* _DESCRIPTION OF THE TASK_: All entries are to be quoted exactly; the images stay out of the copy.

------------------------------------

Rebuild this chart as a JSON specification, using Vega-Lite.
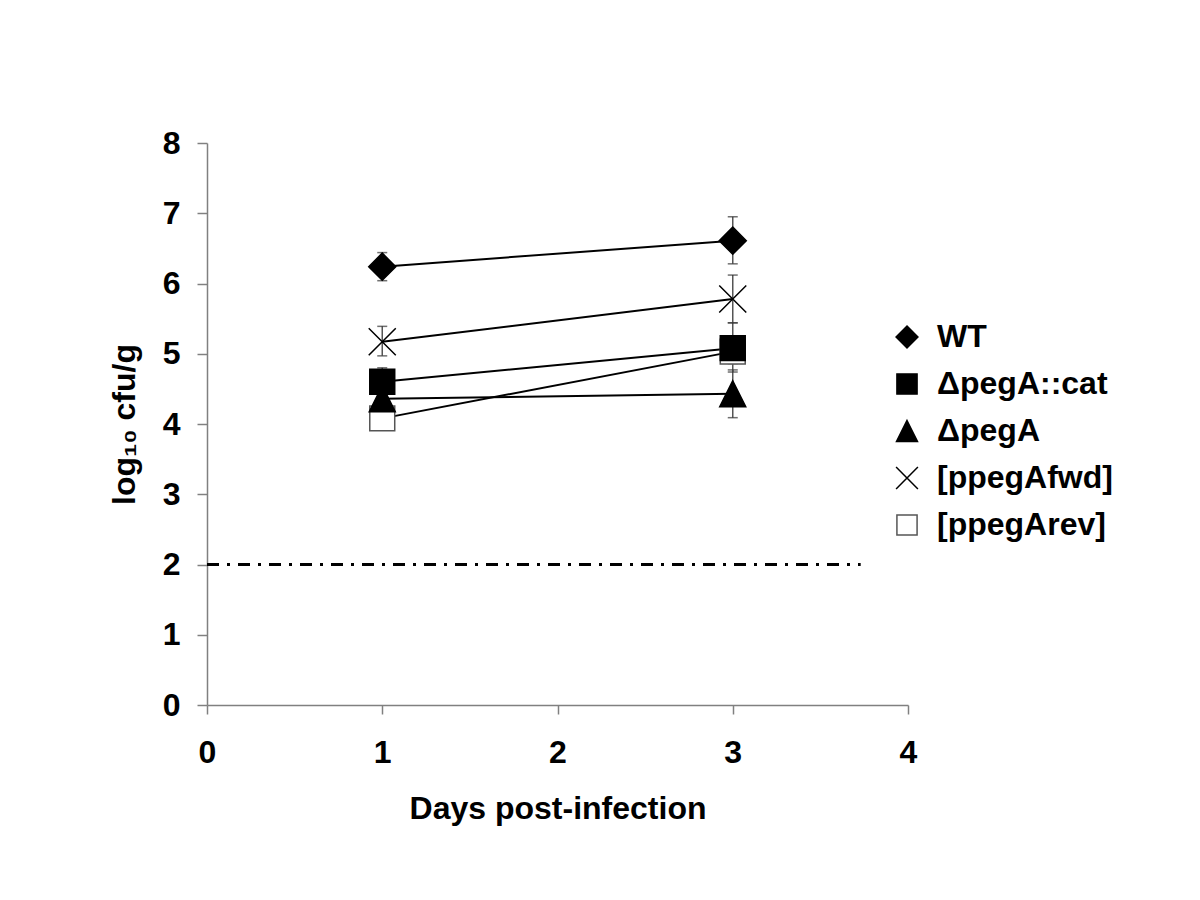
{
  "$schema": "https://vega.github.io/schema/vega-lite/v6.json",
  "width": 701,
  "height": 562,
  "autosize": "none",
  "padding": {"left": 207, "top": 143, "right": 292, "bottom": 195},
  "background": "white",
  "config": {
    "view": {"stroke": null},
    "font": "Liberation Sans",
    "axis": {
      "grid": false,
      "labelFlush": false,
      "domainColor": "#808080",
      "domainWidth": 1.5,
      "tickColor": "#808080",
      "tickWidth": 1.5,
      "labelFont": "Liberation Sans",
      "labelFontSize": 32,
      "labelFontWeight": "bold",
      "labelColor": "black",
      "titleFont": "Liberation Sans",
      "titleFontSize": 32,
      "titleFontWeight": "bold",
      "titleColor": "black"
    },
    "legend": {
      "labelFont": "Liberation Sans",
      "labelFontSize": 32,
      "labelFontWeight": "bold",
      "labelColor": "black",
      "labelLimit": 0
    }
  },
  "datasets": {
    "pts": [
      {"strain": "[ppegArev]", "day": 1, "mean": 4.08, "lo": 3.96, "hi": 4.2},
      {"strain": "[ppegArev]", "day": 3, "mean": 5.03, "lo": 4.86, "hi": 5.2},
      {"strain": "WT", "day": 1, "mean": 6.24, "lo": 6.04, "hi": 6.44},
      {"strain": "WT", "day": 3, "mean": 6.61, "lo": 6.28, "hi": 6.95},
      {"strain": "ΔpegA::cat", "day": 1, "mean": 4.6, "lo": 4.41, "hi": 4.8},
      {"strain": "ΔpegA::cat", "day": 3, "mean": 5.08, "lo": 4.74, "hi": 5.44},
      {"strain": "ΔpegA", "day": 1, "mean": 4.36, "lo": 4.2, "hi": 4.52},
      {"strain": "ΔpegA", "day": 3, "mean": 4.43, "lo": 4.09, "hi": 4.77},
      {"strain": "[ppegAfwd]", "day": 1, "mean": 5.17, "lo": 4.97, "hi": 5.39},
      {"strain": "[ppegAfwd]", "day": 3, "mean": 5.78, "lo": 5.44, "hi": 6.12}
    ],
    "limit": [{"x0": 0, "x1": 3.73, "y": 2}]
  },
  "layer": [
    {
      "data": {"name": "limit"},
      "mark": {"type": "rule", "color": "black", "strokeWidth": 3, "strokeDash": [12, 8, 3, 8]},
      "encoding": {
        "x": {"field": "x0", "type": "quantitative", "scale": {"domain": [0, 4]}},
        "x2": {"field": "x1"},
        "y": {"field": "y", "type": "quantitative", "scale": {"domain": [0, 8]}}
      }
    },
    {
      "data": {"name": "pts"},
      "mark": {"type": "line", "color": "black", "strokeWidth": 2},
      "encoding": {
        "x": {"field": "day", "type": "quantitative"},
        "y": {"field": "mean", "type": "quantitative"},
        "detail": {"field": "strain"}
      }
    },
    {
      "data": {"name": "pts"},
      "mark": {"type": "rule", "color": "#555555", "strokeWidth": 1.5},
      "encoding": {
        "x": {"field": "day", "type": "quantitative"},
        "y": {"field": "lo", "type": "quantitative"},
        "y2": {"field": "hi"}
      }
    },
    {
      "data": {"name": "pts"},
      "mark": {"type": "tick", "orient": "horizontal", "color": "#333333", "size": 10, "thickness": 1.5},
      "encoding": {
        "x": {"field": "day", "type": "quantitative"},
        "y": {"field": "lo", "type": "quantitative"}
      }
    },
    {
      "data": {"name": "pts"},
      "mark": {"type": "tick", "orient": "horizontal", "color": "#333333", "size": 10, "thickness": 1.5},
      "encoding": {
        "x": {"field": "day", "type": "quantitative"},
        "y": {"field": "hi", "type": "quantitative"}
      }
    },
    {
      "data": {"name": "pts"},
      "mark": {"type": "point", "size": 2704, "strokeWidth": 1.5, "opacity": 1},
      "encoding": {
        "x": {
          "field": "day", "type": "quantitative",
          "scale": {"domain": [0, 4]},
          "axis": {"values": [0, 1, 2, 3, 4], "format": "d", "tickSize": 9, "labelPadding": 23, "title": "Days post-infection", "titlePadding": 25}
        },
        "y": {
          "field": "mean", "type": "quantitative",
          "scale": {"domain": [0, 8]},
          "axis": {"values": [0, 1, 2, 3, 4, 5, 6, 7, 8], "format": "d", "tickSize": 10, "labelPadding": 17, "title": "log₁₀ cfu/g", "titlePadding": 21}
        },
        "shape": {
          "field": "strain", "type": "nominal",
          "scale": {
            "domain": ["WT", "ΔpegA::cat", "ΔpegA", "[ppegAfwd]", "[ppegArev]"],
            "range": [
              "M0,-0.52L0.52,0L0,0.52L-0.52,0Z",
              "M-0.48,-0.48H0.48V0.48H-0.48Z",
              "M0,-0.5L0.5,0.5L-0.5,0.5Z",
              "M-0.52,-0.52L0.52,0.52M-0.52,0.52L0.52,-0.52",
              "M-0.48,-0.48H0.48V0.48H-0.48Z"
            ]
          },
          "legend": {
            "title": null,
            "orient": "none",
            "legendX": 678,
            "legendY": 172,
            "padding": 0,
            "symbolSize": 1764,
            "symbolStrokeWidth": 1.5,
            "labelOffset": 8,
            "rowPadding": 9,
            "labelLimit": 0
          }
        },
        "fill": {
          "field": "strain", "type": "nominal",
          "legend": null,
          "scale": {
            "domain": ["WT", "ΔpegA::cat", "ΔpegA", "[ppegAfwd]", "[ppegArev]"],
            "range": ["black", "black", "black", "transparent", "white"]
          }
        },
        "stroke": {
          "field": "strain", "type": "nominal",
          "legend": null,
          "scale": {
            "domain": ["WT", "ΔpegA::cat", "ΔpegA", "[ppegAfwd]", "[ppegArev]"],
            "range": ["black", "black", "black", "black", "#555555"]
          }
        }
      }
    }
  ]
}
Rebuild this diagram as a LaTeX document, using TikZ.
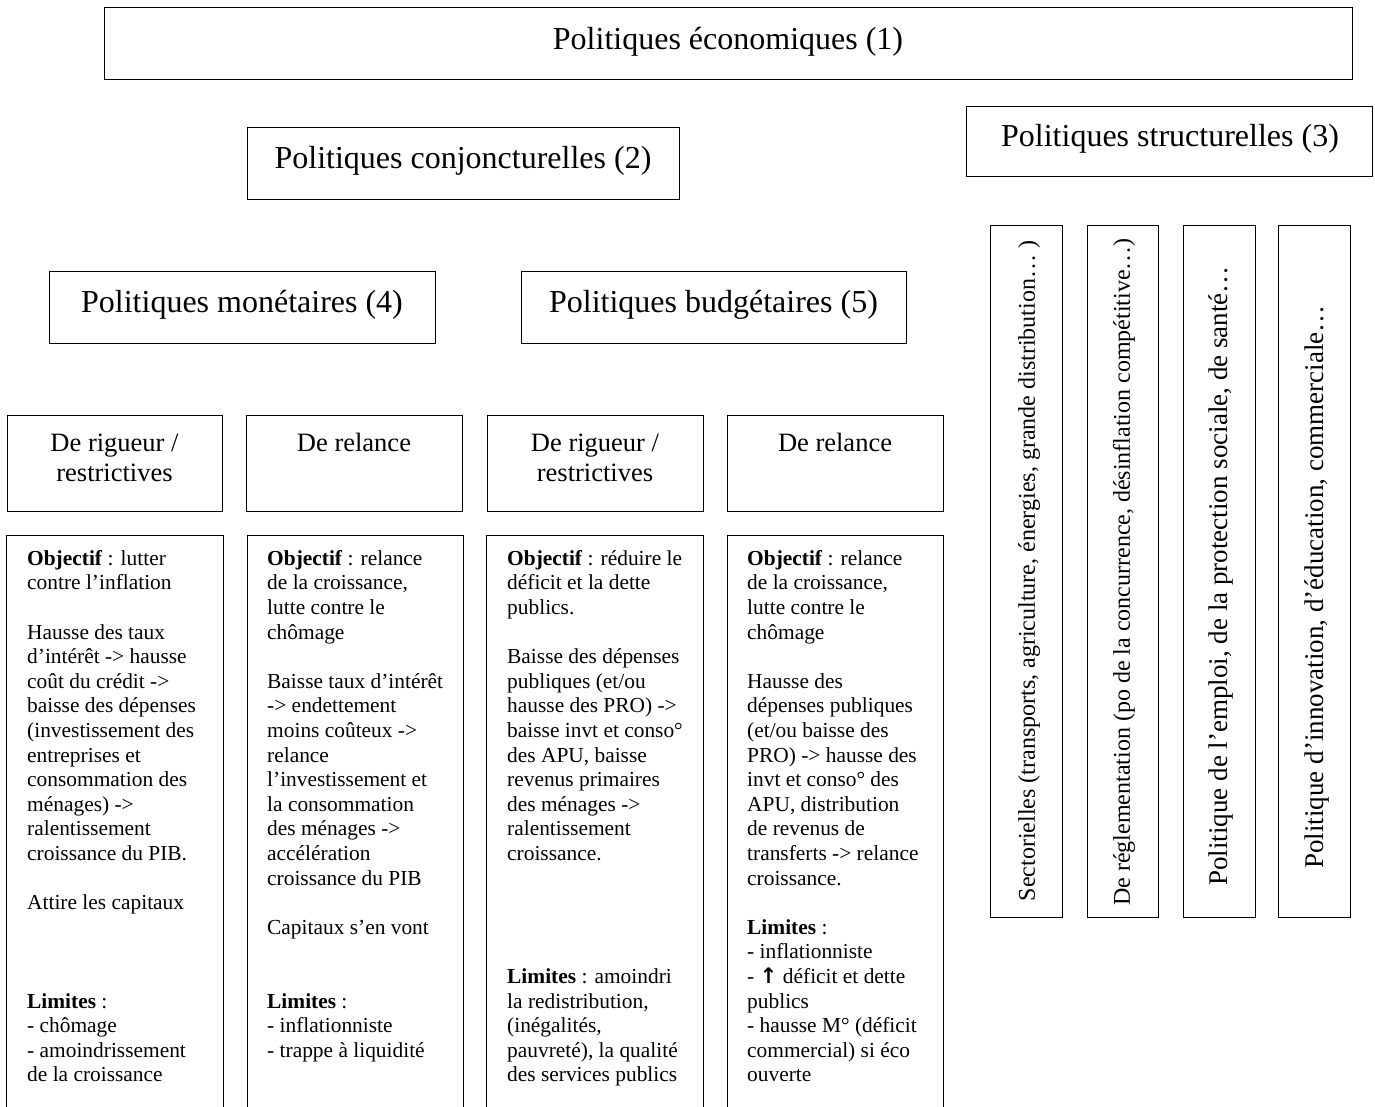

------------------------------------

* _SOLUTION FOR THIS TASK_:
Rebuild this chart as a JSON specification, using Vega-Lite.
{
  "$schema": "https://vega.github.io/schema/vega-lite/v6.json",
  "width": 701,
  "height": 562,
  "autosize": "none",
  "padding": {"left": 207, "top": 143, "right": 292, "bottom": 195},
  "background": "white",
  "config": {
    "view": {"stroke": null},
    "font": "Liberation Sans",
    "axis": {
      "grid": false,
      "labelFlush": false,
      "domainColor": "#808080",
      "domainWidth": 1.5,
      "tickColor": "#808080",
      "tickWidth": 1.5,
      "labelFont": "Liberation Sans",
      "labelFontSize": 32,
      "labelFontWeight": "bold",
      "labelColor": "black",
      "titleFont": "Liberation Sans",
      "titleFontSize": 32,
      "titleFontWeight": "bold",
      "titleColor": "black"
    },
    "legend": {
      "labelFont": "Liberation Sans",
      "labelFontSize": 32,
      "labelFontWeight": "bold",
      "labelColor": "black",
      "labelLimit": 0
    }
  },
  "datasets": {
    "pts": [
      {"strain": "[ppegArev]", "day": 1, "mean": 4.08, "lo": 3.96, "hi": 4.2},
      {"strain": "[ppegArev]", "day": 3, "mean": 5.03, "lo": 4.86, "hi": 5.2},
      {"strain": "WT", "day": 1, "mean": 6.24, "lo": 6.04, "hi": 6.44},
      {"strain": "WT", "day": 3, "mean": 6.61, "lo": 6.28, "hi": 6.95},
      {"strain": "ΔpegA::cat", "day": 1, "mean": 4.6, "lo": 4.41, "hi": 4.8},
      {"strain": "ΔpegA::cat", "day": 3, "mean": 5.08, "lo": 4.74, "hi": 5.44},
      {"strain": "ΔpegA", "day": 1, "mean": 4.36, "lo": 4.2, "hi": 4.52},
      {"strain": "ΔpegA", "day": 3, "mean": 4.43, "lo": 4.09, "hi": 4.77},
      {"strain": "[ppegAfwd]", "day": 1, "mean": 5.17, "lo": 4.97, "hi": 5.39},
      {"strain": "[ppegAfwd]", "day": 3, "mean": 5.78, "lo": 5.44, "hi": 6.12}
    ],
    "limit": [{"x0": 0, "x1": 3.73, "y": 2}]
  },
  "layer": [
    {
      "data": {"name": "limit"},
      "mark": {"type": "rule", "color": "black", "strokeWidth": 3, "strokeDash": [12, 8, 3, 8]},
      "encoding": {
        "x": {"field": "x0", "type": "quantitative", "scale": {"domain": [0, 4]}},
        "x2": {"field": "x1"},
        "y": {"field": "y", "type": "quantitative", "scale": {"domain": [0, 8]}}
      }
    },
    {
      "data": {"name": "pts"},
      "mark": {"type": "line", "color": "black", "strokeWidth": 2},
      "encoding": {
        "x": {"field": "day", "type": "quantitative"},
        "y": {"field": "mean", "type": "quantitative"},
        "detail": {"field": "strain"}
      }
    },
    {
      "data": {"name": "pts"},
      "mark": {"type": "rule", "color": "#555555", "strokeWidth": 1.5},
      "encoding": {
        "x": {"field": "day", "type": "quantitative"},
        "y": {"field": "lo", "type": "quantitative"},
        "y2": {"field": "hi"}
      }
    },
    {
      "data": {"name": "pts"},
      "mark": {"type": "tick", "orient": "horizontal", "color": "#333333", "size": 10, "thickness": 1.5},
      "encoding": {
        "x": {"field": "day", "type": "quantitative"},
        "y": {"field": "lo", "type": "quantitative"}
      }
    },
    {
      "data": {"name": "pts"},
      "mark": {"type": "tick", "orient": "horizontal", "color": "#333333", "size": 10, "thickness": 1.5},
      "encoding": {
        "x": {"field": "day", "type": "quantitative"},
        "y": {"field": "hi", "type": "quantitative"}
      }
    },
    {
      "data": {"name": "pts"},
      "mark": {"type": "point", "size": 2704, "strokeWidth": 1.5, "opacity": 1},
      "encoding": {
        "x": {
          "field": "day", "type": "quantitative",
          "scale": {"domain": [0, 4]},
          "axis": {"values": [0, 1, 2, 3, 4], "format": "d", "tickSize": 9, "labelPadding": 23, "title": "Days post-infection", "titlePadding": 25}
        },
        "y": {
          "field": "mean", "type": "quantitative",
          "scale": {"domain": [0, 8]},
          "axis": {"values": [0, 1, 2, 3, 4, 5, 6, 7, 8], "format": "d", "tickSize": 10, "labelPadding": 17, "title": "log₁₀ cfu/g", "titlePadding": 21}
        },
        "shape": {
          "field": "strain", "type": "nominal",
          "scale": {
            "domain": ["WT", "ΔpegA::cat", "ΔpegA", "[ppegAfwd]", "[ppegArev]"],
            "range": [
              "M0,-0.52L0.52,0L0,0.52L-0.52,0Z",
              "M-0.48,-0.48H0.48V0.48H-0.48Z",
              "M0,-0.5L0.5,0.5L-0.5,0.5Z",
              "M-0.52,-0.52L0.52,0.52M-0.52,0.52L0.52,-0.52",
              "M-0.48,-0.48H0.48V0.48H-0.48Z"
            ]
          },
          "legend": {
            "title": null,
            "orient": "none",
            "legendX": 678,
            "legendY": 172,
            "padding": 0,
            "symbolSize": 1764,
            "symbolStrokeWidth": 1.5,
            "labelOffset": 8,
            "rowPadding": 9,
            "labelLimit": 0
          }
        },
        "fill": {
          "field": "strain", "type": "nominal",
          "legend": null,
          "scale": {
            "domain": ["WT", "ΔpegA::cat", "ΔpegA", "[ppegAfwd]", "[ppegArev]"],
            "range": ["black", "black", "black", "transparent", "white"]
          }
        },
        "stroke": {
          "field": "strain", "type": "nominal",
          "legend": null,
          "scale": {
            "domain": ["WT", "ΔpegA::cat", "ΔpegA", "[ppegAfwd]", "[ppegArev]"],
            "range": ["black", "black", "black", "black", "#555555"]
          }
        }
      }
    }
  ]
}
Rebuild this diagram as a LaTeX document, using TikZ.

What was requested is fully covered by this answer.